A beamforming antenna according to an embodiment of the invention may comprise a calibration network. The radio(s) 320 can transmit RF signals through this calibration network to identify amplitude and phase differences between each RF transmission path connecting the port of the radio to the radiating elements 352 of the column 350. Identifying such amplitude and phase differences is important because it allows the radio(s) 320 to digitally compensate for these differences so that the resulting antenna beam is optimized.
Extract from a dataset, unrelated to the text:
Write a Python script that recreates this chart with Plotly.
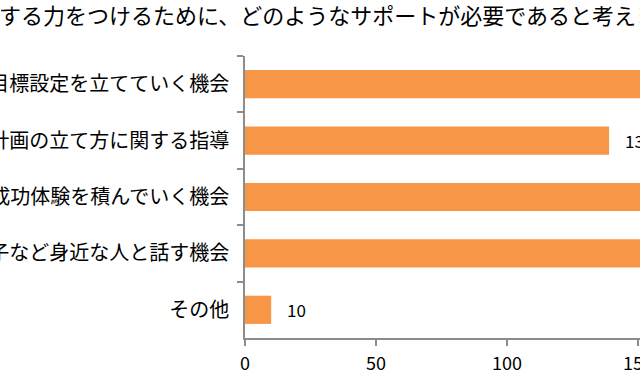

Only the beamforming antenna needs to be calibrated to compensate for the different columns of radiating elements that may be used together. Although a beamforming antenna according to embodiments of the present invention may use only a small number of columns 350 (e.g., 3-6) to form each antenna beam 370, the columns used vary based on the desired pointing direction of the antenna beam. As a result, the beamformed antennas across all columns 350 must be calibrated together. Thus, for example, for a twenty-four column version of a beamformed antenna according to an embodiment of the present invention, the calibration network will be calibrated across all twenty-four columns.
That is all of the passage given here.